The processes with the individual signal component adjusting units 2 z 1, 2 z 2, and 2 z 3 may be the same, but the individual signal component adjusting units 2 z 1, 2 z 2, and 2 z 3 may shape the temporal envelope of each of the plurality of signal components included in the output of the primary high frequency adjusting unit by different methods. For example, different processes may be performed on the copy signal, the noise signal, and the sinusoid signal, in such a manner that the individual signal component adjusting unit 2 z 1 performs the process 2 on the supplied copy signal, the individual signal component adjusting unit 2 z 2 performs the process 3 on the supplied noise signal component, and the individual signal component adjusting unit 2 z 3 performs the process 5 on the supplied sinusoid signal. In this case, the filter strength adjusting unit 2 f and the envelope shape adjusting unit 2 s may transmit the same linear prediction coefficient and the temporal envelope to the individual signal component adjusting units 2 z 1, 2 z 2, and 2 z 3, but may also transmit different linear prediction coefficients and the temporal envelopes. It is also possible to transmit the same linear prediction coefficient and the temporal envelope to at least two of the individual signal component adjusting units 2 z 1, 2 z 2, and 2 z 3. Because at least one of the individual signal component adjusting units 2 z 1, 2 z 2, and 2 z 3 may not perform the temporal envelope shaping process but output the input signal as it is (process 5), the individual signal component adjusting units 2 z 1, 2 z 2, and 2 z 3 perform the temporal envelope process on at least one of the plurality of signal components output from the primary high frequency adjusting unit 2 j 3 as a whole (if all the individual signal component adjusting units 2 z 1, 2 z 2, and 2 z 3 perform the process 5, the temporal envelope shaping process is not performed on any of the signal components, and the effects of the present invention are not exhibited).

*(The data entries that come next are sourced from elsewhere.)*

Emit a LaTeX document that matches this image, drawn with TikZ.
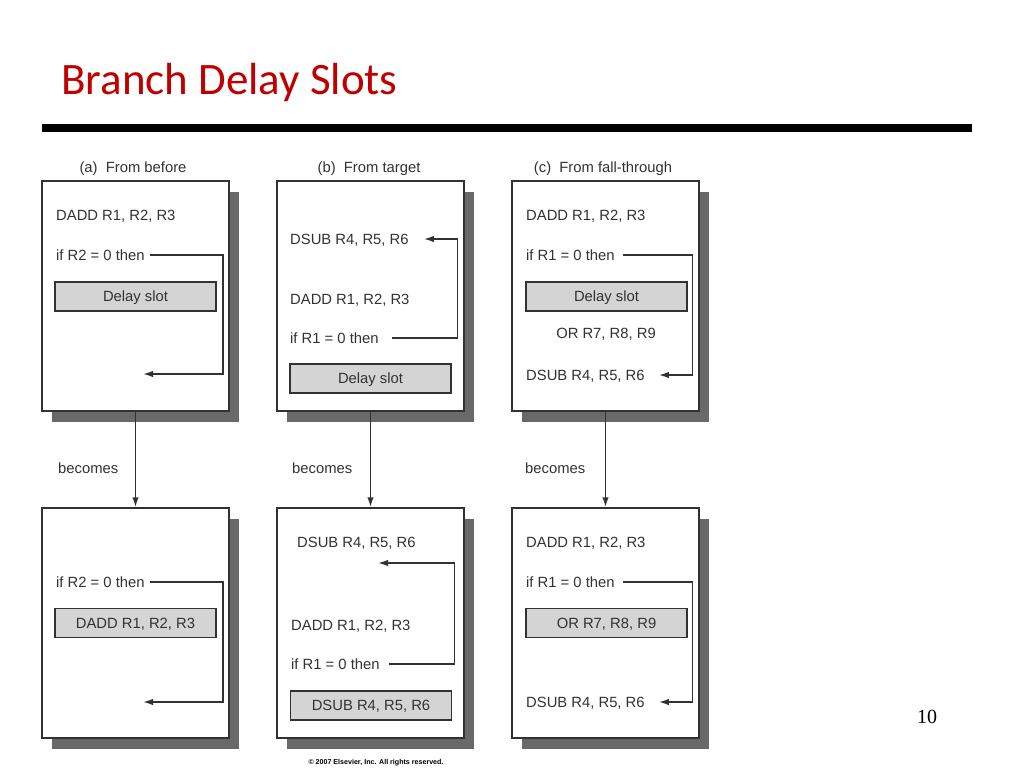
\documentclass[tikz,border=0pt]{standalone}
\usepackage{fontspec}
\setmainfont{Liberation Sans}
\newfontfamily\titlefont{Carlito}
\newfontfamily\numfont{Liberation Serif}
\usetikzlibrary{arrows.meta,shadows}
\definecolor{slidered}{RGB}{192,0,0}
\definecolor{ink}{RGB}{50,50,50}
\definecolor{slotgray}{RGB}{212,212,212}
\definecolor{shadowgray}{RGB}{105,105,105}
\begin{document}
\begin{tikzpicture}[x=1pt, y=-1pt, >={Latex[length=10pt,width=6.5pt]},
  every node/.style={font=\fontsize{14.8}{17}\selectfont, text=ink},
  code/.style={anchor=west, inner sep=0pt, text height=10.6pt, text depth=0pt},
  caption/.style={inner sep=0pt, text height=10.6pt, text depth=0pt},
  frame/.style={draw=ink, line width=1.5pt, fill=white, minimum width=187pt, minimum height=230pt, inner sep=0pt,
    drop shadow={shadow xshift=10pt, shadow yshift=-11pt, fill=shadowgray, opacity=1}},
  slot/.style={draw=ink, line width=1.2pt, fill=slotgray, minimum width=161pt, minimum height=29pt, inner sep=0pt,
    text height=10.6pt, text depth=0pt},
  link/.style={->, draw=ink, line width=1.6pt}]
  \useasboundingbox (0,0) rectangle (1024,768);

  \node[anchor=base west, inner sep=0pt, font=\titlefont\fontsize{45}{54}\selectfont, text=slidered] (title) at (61,94) {Branch Delay Slots};
  \fill (42,124) rectangle (972,132);

  % frames
  \node[frame] (boxA) at (135.5,296) {};
  \node[frame] (boxB) at (370.5,296) {};
  \node[frame] (boxC) at (605.5,296) {};
  \node[frame] (boxA2) at (135.5,623) {};
  \node[frame] (boxB2) at (370.5,623) {};
  \node[frame] (boxC2) at (605.5,623) {};

  \node[caption] (capA) at (133,167) {(a)\ \ From before};
  \node[caption] (capB) at (369,167) {(b)\ \ From target};
  \node[caption] (capC) at (603,167) {(c)\ \ From fall-through};

  % (a) from before
  \node[code] (aAdd) at (56,215) {DADD R1, R2, R3};
  \node[code] (aIf) at (56,255) {if R2 = 0 then};
  \node[slot] (aSlot) at (135.5,296.5) {Delay slot};
  \coordinate (aEnd) at (143,374);
  \draw[link, shorten <=5pt] (aIf.east) -- ++(78,0) |- (aEnd);

  \node[code] (aIf2) at (56,582) {if R2 = 0 then};
  \node[slot] (aSlot2) at (135.5,623) {DADD R1, R2, R3};
  \coordinate (aEnd2) at (143,702);
  \draw[link, shorten <=5pt] (aIf2.east) -- ++(78,0) |- (aEnd2);

  % (b) from target
  \node[code] (bSub) at (290,239) {DSUB R4, R5, R6};
  \node[code] (bAdd) at (290,299) {DADD R1, R2, R3};
  \node[code] (bIf) at (290,338) {if R1 = 0 then};
  \node[slot] (bSlot) at (370.5,378.5) {Delay slot};
  \draw[link, shorten <=13pt, shorten >=15pt] (bIf.east) -- ++(78.6,0) |- (bSub.east);

  \node[code] (bSub2) at (297,542) {DSUB R4, R5, R6};
  \node[code] (bAdd2) at (291,625) {DADD R1, R2, R3};
  \node[code] (bIf2) at (291,664) {if R1 = 0 then};
  \node[slot] (bSlot2) at (371,705.5) {DSUB R4, R5, R6};
  \coordinate (bEnd2) at (378,563);
  \draw[link, shorten <=9pt] (bIf2.east) -- ++(74.6,0) |- (bEnd2);

  % (c) from fall-through
  \node[code] (cAdd) at (526,215) {DADD R1, R2, R3};
  \node[code] (cIf) at (526,255) {if R1 = 0 then};
  \node[slot] (cSlot) at (606.5,296.5) {Delay slot};
  \node[caption] (cOr) at (606,333) {OR R7, R8, R9};
  \node[code] (cSub) at (526,375) {DSUB R4, R5, R6};
  \draw[link, shorten <=8pt, shorten >=14pt] (cIf.east) -- ++(77.6,0) |- (cSub.east);

  \node[code] (cAdd2) at (526,542) {DADD R1, R2, R3};
  \node[code] (cIf2) at (526,582) {if R1 = 0 then};
  \node[slot] (cSlot2) at (606.5,623) {OR R7, R8, R9};
  \node[code] (cSub2) at (526,702) {DSUB R4, R5, R6};
  \draw[link, shorten <=8pt, shorten >=14pt] (cIf2.east) -- ++(77.6,0) |- (cSub2.east);

  % becomes
  \draw[link] (boxA.south) -- (boxA2.north);
  \draw[link] (boxB.south) -- (boxB2.north);
  \draw[link] (boxC.south) -- (boxC2.north);
  \node[code] (becA) at (58,468) {becomes};
  \node[code] (becB) at (292,468) {becomes};
  \node[code] (becC) at (525,468) {becomes};

  \node[font=\numfont\fontsize{20}{24}\selectfont, text=black] (page) at (927,717) {10};
  \node[font=\bfseries\fontsize{7.1}{8}\selectfont, text=black] (copy) at (376,763) {\textcopyright{} 2007 Elsevier, Inc. All rights reserved.};
\end{tikzpicture}
\end{document}
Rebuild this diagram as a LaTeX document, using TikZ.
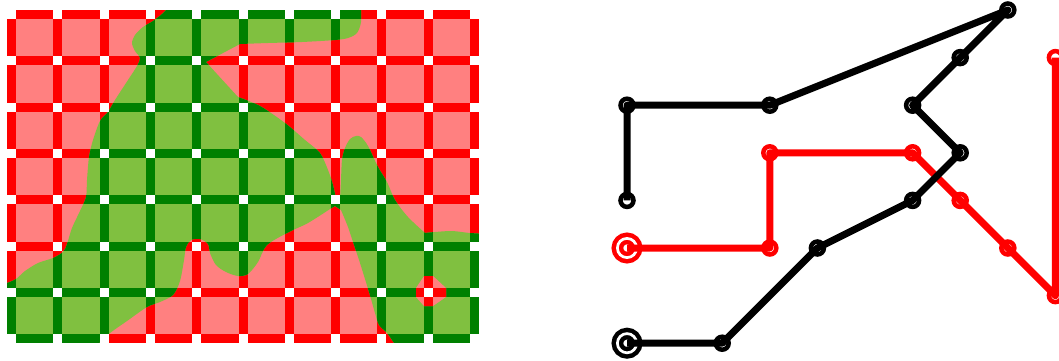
\documentclass[tikz,border=0pt]{standalone}
\definecolor{pinkfill}{HTML}{FF8080}
\definecolor{leaf}{HTML}{80C040}
\definecolor{leafdark}{HTML}{008000}
% grid bars of the sampled field, in one colour
\newcommand{\cellbars}[1]{%
  \foreach \i in {0,...,10} \fill[#1] ({7+46.3*\i},10) rectangle ++(9,333);
  \foreach \j in {0,...,7} \fill[#1] (7,{10+46.3*\j}) rectangle ++(472,9);
}
\tikzset{
  vtx/.style={circle,draw,inner sep=0pt,minimum size=13pt,line width=4.5pt},
  start/.style={circle,draw,inner sep=0pt,minimum size=19.2pt,line width=4.5pt,
    double=white,double distance=2.7pt},
  pathline/.style={line width=7pt,line join=round}
}
\begin{document}
\begin{tikzpicture}[x=1pt,y=-1pt]
  \useasboundingbox (0,0) rectangle (1059,360);
  % outside region
  \fill[pinkfill] (7,10) rectangle (479,343);
  \cellbars{red}
  % inside region
  \begin{scope}
    \clip (167,-5) -- (361,-5)
      -- plot[smooth] coordinates {(361,5) (361,22) (357,33) (348,38) (335,40) (302,42) (268,43) (240,44)}
      -- (206,62) -- (238,97)
      -- plot[smooth] coordinates {(238,97) (260,106) (285,123) (305,140) (320,153) (328,170) (333,185) (336,199)}
      -- plot[smooth] coordinates {(340,199) (341,180) (342,160) (345,148) (350,139) (356,136) (361,137) (368,146) (378,167) (387,182) (395,200) (408,217) (425,233)}
      -- plot[smooth] coordinates {(425,233) (435,232) (452,231) (470,233) (490,234)}
      -- (490,355) -- (394,355)
      -- plot[smooth] coordinates {(394,343) (387,333) (379,325) (375,313) (369,292) (360,263) (354,245) (348,227) (341,210)}
      -- (335,206)
      -- plot[smooth] coordinates {(330,209) (308,223) (289,232) (267,245) (258,262) (248,274) (238,276) (226,272) (216,265) (210,253) (208,244) (200,239) (191,240) (186,247) (184,260) (180,281) (173,295) (160,302) (147,307) (127,321) (110,333) (97,345)}
      -- (95,355) -- (-5,355) -- (-5,284)
      -- plot[smooth] coordinates {(7,283) (16,279) (25,271) (38,263) (53,258) (63,252) (67,244) (72,228) (80,211) (86,197) (87,180) (89,157) (93,140) (100,121) (108,112) (115,100) (128,80) (137,66) (140,58) (135,51) (132,43) (135,35) (143,27) (153,21) (162,14) (168,8)}
      -- cycle;
    \fill[leaf] (7,10) rectangle (479,343);
    \cellbars{leafdark}
  \end{scope}
  % hole
  \begin{scope}
    \clip (424,276) -- (433,276) -- (446,288) -- (446,297) -- (433,306) -- (424,306) -- (416,297) -- (416,288) -- cycle;
    \fill[pinkfill] (410,270) rectangle (450,310);
    \cellbars{red}
  \end{scope}
  % sample points
  \foreach \i in {0,...,10}
    \foreach \j in {0,...,7}
      \fill[white] ({7+46.3*\i},{10+46.3*\j}) rectangle ++(9,9);

  \begin{scope}[shift={(627,10)},x=47.6pt,y=-47.6pt]
    % red path
    \node[start,draw=red] (r0) at (0,5) {};
    \foreach \n/\x/\y in {r1/3/5, r2/3/3, r3/6/3, r4/7/4, r5/8/5, r6/9/6, r7/9/1}
      \node[vtx,draw=red] (\n) at (\x,\y) {};
    \draw[pathline,red] (r0.center) -- (r1.center) -- (r2.center) -- (r3.center)
      -- (r4.center) -- (r5.center) -- (r6.center) -- (r7.center);
    % black path
    \node[start,draw=black] (b0) at (0,7) {};
    \foreach \n/\x/\y in {b1/2/7, b2/4/5, b3/6/4, b4/7/3, b5/6/2, b6/7/1, b7/8/0, b8/3/2, b9/0/2, b10/0/4}
      \node[vtx,draw=black] (\n) at (\x,\y) {};
    \draw[pathline,black] (b0.center) -- (b1.center) -- (b2.center) -- (b3.center)
      -- (b4.center) -- (b5.center) -- (b6.center) -- (b7.center) -- (b8.center)
      -- (b9.center) -- (b10.center);
  \end{scope}
\end{tikzpicture}
\end{document}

The processes performed by each of the individual signal component adjusting units 2 z 1, 2 z 2, and 2 z 3 may be fixed to one of the process 1 to the process 7, but may be dynamically determined to perform one of the process 1 to the process 7 based on the control information received from outside the speech decoding device. At this time, it is preferable that the control information be included in the multiplexed bit stream. The control information may be an instruction to perform any one of the process 1 to the process 7 in a specific SBR envelope time segment, the encoded frame, or in the other time segment, or may be an instruction to perform any one of the process 1 to the process 7 without specifying the time segment of control.
The secondary high frequency adjusting unit 2 j 4 adds the processed signal components output from the individual signal component adjusting units 2 z 1, 2 z 2, and 2 z 3, and outputs the result to the coefficient adding unit (process at Step Sg3). The secondary high frequency adjusting unit 2 j 4 may perform at least one of the linear prediction inverse filtering in the temporal direction and gain adjustment (frequency characteristics adjustment) on the copy signal component, by using the SBR supplementary information received from the bit stream separating unit 2 a 3.
The individual signal component adjusting units 2 z 1, 2 z 2, and 2 z 3 may operate in cooperation with one another, and generate an output signal at an intermediate stage by adding at least two signal components on which any one of the processes 1 to 7 is performed, and further performing any one of the processes 1 to 7 on the added signal. At this time, the secondary high frequency adjusting unit 2 j 4 adds the output signal at the intermediate stage and a signal component that has not yet been added to the output signal at the intermediate stage, and outputs the result to the coefficient adding unit. More specifically, it is preferable to generate an output signal at the intermediate stage by performing the process 5 on the copy signal component, applying the process 1 on the noise component, adding the two signal components, and further applying the process 2 on the added signal. At this time, the secondary high frequency adjusting unit 2 j 4 adds the sinusoid signal component to the output signal at the intermediate stage, and outputs the result to the coefficient adding unit.
The primary high frequency adjusting unit 2 j 3 may output any one of a plurality of signal components in a form separated from each other in addition to the three signal components of the copy signal component, the noise signal component, and the sinusoid signal component. In this case, the signal component may be obtained by adding at least two of the copy signal component, the noise signal component, and the sinusoid signal component. The signal component may also be a signal obtained by dividing the band of one of the copy signal component, the noise signal component, and the sinusoid signal. The number of signal components may be other than three, and in this case, the number of the individual signal component adjusting units may be other than three.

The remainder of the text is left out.